The main issue with installing the Dale vacuum advance/retard unit on a turbo is the following:

If you set the timing at 24 BTDC with the vacuum hose disconnected and plugged, when you hook the vacuum hose back up your timing will be around 34 BTDC.  At wide open throttle (WOT) you will still have proper timing, but your idle quality may be poor.  You may also experience some off-idle stumble and hesitation when the timing drops 10 degrees or so as you let out the clutch and start to move off the line.

If you set the timing to 24 BTDC with the vacuum hose connected and your timing at 24 BTDC, you will have improper timing especially during WOT (about 10 degrees short).  At idle your timing will be at 24 BTDC, but as soon as you let out the clutch and start off the line your timing will drop to approximately 14 degrees.  Moving a stock Corvair turbo off the line is not the time when you want to retard your ignition timing from the factory setting of 24 BTDC.  The low compression ratio coupled with the comparatively poor throttle response of this engine begs for all the ignition lead it can get at that time. 

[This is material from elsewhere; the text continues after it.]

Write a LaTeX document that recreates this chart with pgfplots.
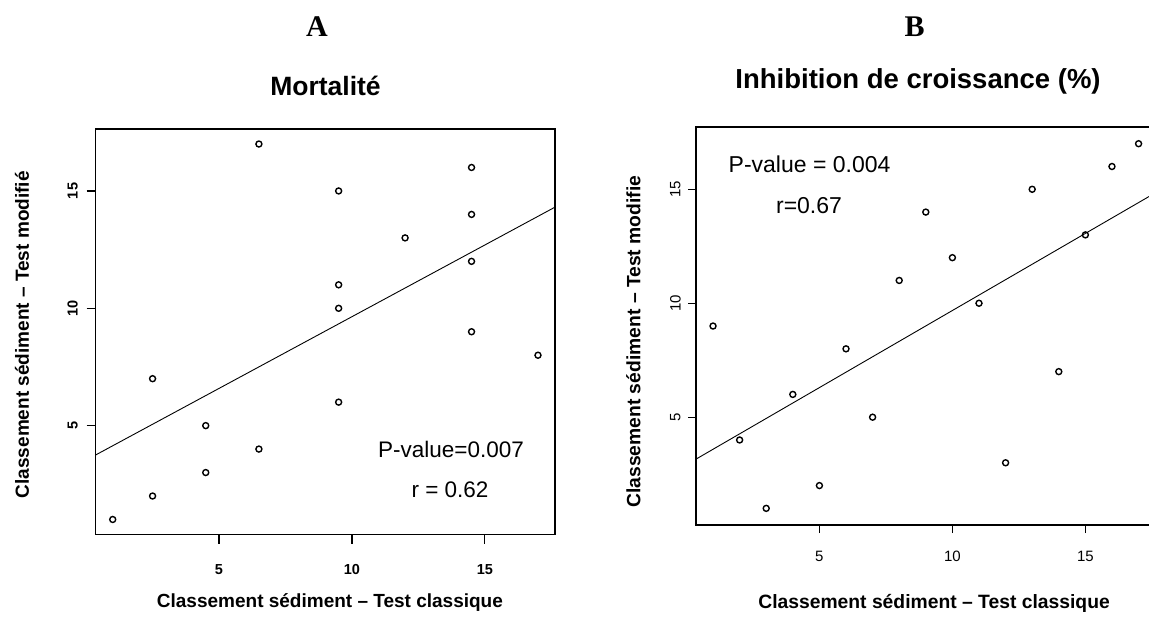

This electronic device, used in conjunction with a vacuum solenoid* will allow the Dale Vacuum Advance/Retard units to function properly at all RPMs.  The electronic control circuit monitors engine RPM and sends a signal to the vacuum solenoid.  The vacuum solenoid can then properly control the stock manifold vacuum signal to the Advance/Retard units depending on engine RPM.  

* You will need to obtain a vacuum solenoid for this part to function properly.  Vacuum solenoids are very common on any late model vehicle. These are easily obtainable at salvage yards.  Any vacuum solenoid will work for this application.  You only need one inlet and one outlet port, but if the vacuum solenoid which you find has other ports, these can be easily blocked off.